In its first deployment, a top 10 North American bank is rolling the Process Enforcement Business Solution out to 25,000 tellers across the country, says Oren Ezra, vp of solutions marketing at NICE. The bank has declined to be named.

The NICE product is intended to provide real-time guidance on the teller's "next best action" and offer procedural guidance to tellers engaged in face-to-face, phone and Internet chat conversations with customers by intelligently monitoring the steps the teller is taking as he or she interacts with multiple desktop systems. It's different from a typical customer relationship management tool in that it makes recommendations in real-time, based on any actions the agent is taking on any systems on the desktop.

The first deployment came when the bank identified a process that was holding up many loan applications: tellers or sales agents neglecting to have applicants sign a credit release form before the customer left the branch. "The bank identified it needed a solution that would prompt employees exactly at the point in time they must obtain the form and have the customer sign it, or else error would repeat itself," says Assaf Aloni, director of product marketing for NICE.

In a breakthrough advancement, NICE will soon integrate real-time speech analytics into the system, allowing it to provide guidance based on phone conversations as they take place. "It's been very hard to intercept an interaction managerially and say, 'Here's what you should be saying to this person,' given the context, and in real time," says Keith Dawson, an analyst at Frost & Sullivan. "That's the holy grail."

The NICE technology, as well as products from competitor Verint, get their power from the way they observe the actions on each teller's desktop. Installed as a desktop client, the software reads the messages as they pass from the screen elements of the application and the underlying operating system. Business rules are written to interpret these actions, and provide the next-best-action guidance.

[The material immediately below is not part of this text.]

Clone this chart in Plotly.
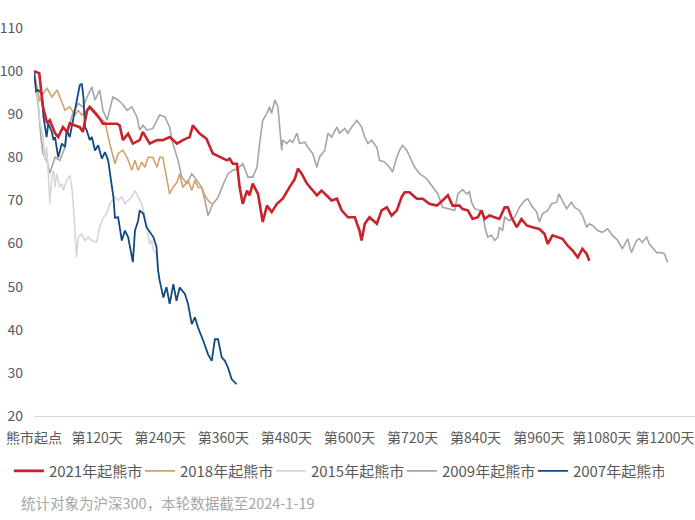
import plotly.graph_objects as go

# day index since the start of each bear market, and the rebased CSI 300 level (start = 100)
days_2021 = [0, 10, 17, 25, 30, 40, 46, 55, 63, 68, 78, 87, 93, 101, 106, 116, 125, 131, 144, 158,
             163, 169, 179, 188, 201, 207, 220, 234, 245, 258, 272, 283, 296, 302, 315, 328, 340, 353, 367, 372,
             378, 386, 391, 397, 405, 410, 416, 426, 435, 443, 452, 462, 473, 486, 496, 502, 509, 519, 528, 538,
             547, 557, 566, 576, 585, 597, 610, 619, 623, 629, 638, 652, 661, 671, 680, 690, 699, 705, 714, 728,
             739, 752, 766, 777, 787, 796, 809, 815, 825, 834, 844, 851, 857, 866, 876, 885, 895, 901, 908, 918,
             927, 937, 948, 961, 971, 977, 986, 996, 1005, 1015, 1024, 1034, 1043, 1051, 1056]
vals_2021 = [100, 99.5, 91.7, 87.9, 88.6, 85.6, 84.7, 87, 85.9, 87.9, 87.4, 87, 85.9, 90.9, 91.7, 90.2, 89, 87.8, 87.8, 87.8,
             87.4, 84, 85.5, 83.2, 84, 85.9, 83.2, 84, 84, 84.7, 83.2, 84, 84.7, 87.4, 85.5, 84.3, 80.9, 80.1, 79.3, 79.7,
             78.5, 78.5, 73.1, 69.2, 72.3, 71.2, 73.9, 71.5, 65, 68.8, 67.3, 69.2, 70.4, 73.1, 75, 77.4, 76.2, 73.9, 72.7, 71.2,
             72.3, 71.2, 70, 70.4, 67.7, 66.1, 66.1, 63, 60.7, 64.6, 66.1, 64.6, 67.7, 68.4, 66.5, 67.7, 70.8, 71.9, 71.9, 70.4,
             70.4, 69.2, 68.8, 70, 71.2, 68.8, 68.8, 68, 67.7, 65.7, 66.1, 67.7, 65.7, 66.5, 66.1, 65.7, 68.4, 68.4, 66.1, 63.8,
             65.7, 64.2, 63.8, 63.4, 62.2, 59.9, 61.9, 61.5, 61.1, 59.5, 58.4, 56.8, 58.8, 57.6, 56]

days_2018 = [0, 11, 17, 25, 34, 44, 49, 59, 68, 78, 84, 91, 101, 110, 120, 125, 135, 139, 144, 154,
             160, 169, 177, 186, 192, 198, 205, 211, 217, 226, 234, 239, 245, 253, 258, 264, 272, 277, 283, 293,
             300, 306, 312, 319, 325, 331, 338]
vals_2018 = [100, 93, 94.8, 96, 94, 95.6, 94, 90.9, 91.7, 89.8, 90.9, 89.8, 90.9, 91.4, 90.2, 89, 88.2, 85.9, 83.2, 78.5,
             80.9, 81.6, 80, 77, 79.3, 77, 78.9, 77.7, 80, 80, 77.7, 80, 80, 74.7, 71.5, 73, 74.2, 76.2, 73, 74.7,
             72.3, 74.7, 73, 73, 71.2, 70, 69.2]

days_2015 = [0, 8, 11, 18, 21, 24, 27, 30, 34, 37, 40, 43, 49, 53, 56, 62, 68, 72, 75, 78,
             81, 84, 91, 97, 103, 110, 119, 125, 132, 138, 144, 154, 160, 167, 173, 179, 186, 192, 198, 205,
             211, 217, 220, 224, 227, 233, 236]
vals_2015 = [100, 93.3, 88.6, 84, 79.3, 82.4, 77, 69.2, 75.4, 77, 73.1, 76.2, 73.1, 73.9, 72.3, 74.6, 75.8, 73.1, 68.4, 61.5,
             56.8, 61.5, 62.2, 60.7, 61.5, 60.7, 60.3, 63.8, 66.1, 66.9, 69.2, 70.8, 70, 70.8, 69.2, 70, 70.8, 72.3, 70.8, 69.2,
             66.1, 62.2, 59.9, 60.7, 58.4, 57.6, 53.7]

days_2009 = [0, 8, 13, 17, 25, 30, 40, 49, 59, 63, 68, 74, 84, 93, 101, 110, 116, 125, 131, 139,
             150, 160, 167, 177, 186, 196, 201, 207, 215, 226, 239, 249, 258, 264, 274, 281, 291, 300, 310, 319,
             325, 331, 340, 350, 359, 369, 378, 388, 397, 407, 416, 424, 429, 435, 443, 448, 452, 458, 464, 467,
             471, 473, 481, 486, 492, 500, 505, 515, 521, 530, 538, 543, 553, 559, 566, 576, 581, 591, 597, 604,
             614, 623, 629, 635, 642, 652, 657, 667, 676, 682, 690, 695, 701, 709, 718, 724, 733, 743, 749, 758,
             768, 777, 790, 800, 806, 815, 823, 828, 832, 838, 847, 853, 859, 863, 870, 876, 882, 885, 891, 895,
             904, 914, 923, 933, 939, 946, 956, 961, 967, 977, 984, 994, 998, 1005, 1013, 1022, 1028, 1037, 1043, 1051,
             1056, 1062, 1072, 1081, 1091, 1100, 1110, 1119, 1129, 1136, 1146, 1151, 1157, 1165, 1170, 1176, 1184, 1193, 1199, 1205]
vals_2009 = [100, 92, 85, 81, 79, 76.3, 80, 79.3, 82.3, 85.6, 87.8, 90.2, 92.5, 91.7, 94, 96.3, 93.3, 95.6, 90.9, 88.6,
             94, 93.3, 92.5, 90.9, 91.7, 89.3, 86.3, 87.4, 86.3, 86.7, 89.8, 89.4, 87, 83.2, 79.3, 75.4, 73.9, 76.2, 74.6, 73,
             70, 66.5, 69.2, 70.7, 73.5, 76.2, 77, 77.4, 78.5, 75.4, 75.4, 77.7, 83.2, 88.6, 90.2, 91.7, 90.2, 93.3, 91.7, 86.3,
             81.6, 84, 83.2, 84, 83.5, 85.6, 83.2, 83.5, 82.3, 80.9, 77.7, 80.1, 81.6, 85.6, 84.7, 87, 85.6, 86.7, 85.6, 87,
             88.6, 87, 84.7, 83.2, 84, 82.3, 79.3, 78.9, 77.7, 76.6, 80.1, 81.6, 82.8, 81.6, 79.3, 77.7, 76.2, 75.4, 74.7, 73.1,
             71.5, 68.4, 68.1, 67.7, 71.5, 72.5, 71.5, 72, 69.6, 68.1, 67.7, 66.9, 63, 61.5, 61.9, 60.7, 61.5, 63.8, 63, 66.1,
             65.3, 66.1, 68.4, 70, 70.4, 68.8, 67.3, 65, 66.9, 67.7, 69.2, 69.6, 71.5, 70, 68.1, 69.6, 68.4, 67.7, 66.5, 63.8,
             64.6, 64.2, 63, 62.6, 63.4, 61.9, 60.7, 58.8, 61.1, 57.9, 60.7, 61.1, 60.3, 61.5, 59.9, 59.1, 57.9, 57.9, 57.6, 55.6]

days_2007 = [0, 4, 8, 15, 18, 21, 24, 27, 34, 37, 40, 46, 53, 59, 62, 68, 75, 81, 87, 91,
             94, 97, 100, 106, 110, 116, 122, 129, 135, 141, 148, 151, 154, 160, 167, 173, 179, 188, 192, 198,
             201, 208, 214, 220, 227, 233, 236, 239, 246, 252, 258, 265, 271, 277, 287, 293, 300, 306, 312, 322,
             331, 338, 344, 350, 357, 363, 369, 376, 385]
vals_2007 = [100, 95.3, 95.6, 94.8, 89.4, 87, 84.7, 87.8, 85.9, 84, 84.7, 80, 83.2, 82.4, 86.3, 84.7, 89.4, 92.5, 96.7, 97.1,
             94, 87, 86.3, 84, 84.7, 81.6, 82.8, 79.7, 81.2, 79.3, 73.9, 70.8, 66, 66.1, 60.7, 63, 61.5, 55.7, 63, 65.3,
             67.7, 66.9, 63.8, 62.6, 61.5, 59.2, 53.7, 51.4, 47.5, 49.9, 46, 50.6, 46.7, 49.8, 48.3, 46, 41.3, 42.9, 40.5, 37.4,
             34.3, 32.8, 37.8, 37.8, 33.6, 32.8, 31.2, 28.5, 27.4]

tick_days = [0, 120, 240, 360, 480, 600, 720, 840, 960, 1080, 1200]
tick_text = ["熊市起点", "第120天", "第240天", "第360天", "第480天", "第600天",
             "第720天", "第840天", "第960天", "第1080天", "第1200天"]

FONT = "Noto Sans CJK SC, Noto Sans, sans-serif"

# drawing order (red on top); legend order via legendrank
series = [
    ("2009年起熊市", days_2009, vals_2009, "#A5A5A5", 1.6, 4),
    ("2015年起熊市", days_2015, vals_2015, "#D6D6D6", 1.6, 3),
    ("2018年起熊市", days_2018, vals_2018, "#D2A26E", 1.6, 2),
    ("2007年起熊市", days_2007, vals_2007, "#124A80", 1.8, 5),
    ("2021年起熊市", days_2021, vals_2021, "#C8232C", 2.6, 1),
]

fig = go.Figure()
for name, d, v, color, width, rank in series:
    fig.add_trace(go.Scatter(
        x=d, y=v, mode="lines", name=name,
        line=dict(color=color, width=width),
        legendrank=rank,
    ))

fig.update_layout(
    template="none",
    width=695, height=520,
    margin=dict(l=34, r=0, t=28, b=104),
    paper_bgcolor="white", plot_bgcolor="white",
    font=dict(family=FONT, size=15, color="#595959"),
    showlegend=True,
    legend=dict(
        orientation="h", x=-0.038, xanchor="left", y=-0.142, yanchor="middle",
        entrywidth=86, entrywidthmode="pixels",
        font=dict(size=15, color="#595959"),
        traceorder="normal",
    ),
    xaxis=dict(
        range=[0, 1257], tickvals=tick_days, ticktext=tick_text, tickangle=0,
        showgrid=False, zeroline=False, showline=True, linecolor="#D9D9D9", linewidth=1,
        ticks="", ticklabelstandoff=9, ticklabeloverflow="allow", automargin=False,
        tickfont=dict(size=14, color="#595959"),
    ),
    yaxis=dict(
        range=[20, 110], dtick=10, tick0=20,
        showgrid=False, zeroline=False, showline=False,
        ticks="", ticklabelstandoff=10, automargin=False,
        tickfont=dict(size=14, color="#595959"),
    ),
    annotations=[dict(
        text="统计对象为沪深300，本轮数据截至2024-1-19",
        xref="paper", yref="paper", x=-0.022, y=-0.224,
        xanchor="left", yanchor="middle", showarrow=False,
        font=dict(size=14.5, color="#A6A6A6"),
    )],
)

# drop the browser's default 8px body margin so the figure sits at the page corner
fig.write_html("out.html", config={"displayModeBar": False},
               post_script="document.body.style.margin = '0px';")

NICE and Verint's recent advances follow acquisitions. NICE picked up Israel-based eglue for $29 million in June. Verint bought Iontas for $14.8 million in February. The timing was fortuitous, with many banks looking to optimize each customer interaction. Steve Williams, vp of sales for desktop and process analytics at Verint, says the interest in optimization comes as institutions seek to bring the same process uniformity to knowledge work that the Six Sigma process revolution brought to manufacturing. The technology can closely track how each agent performs each activity, find those that are most effective, then script that same procedure.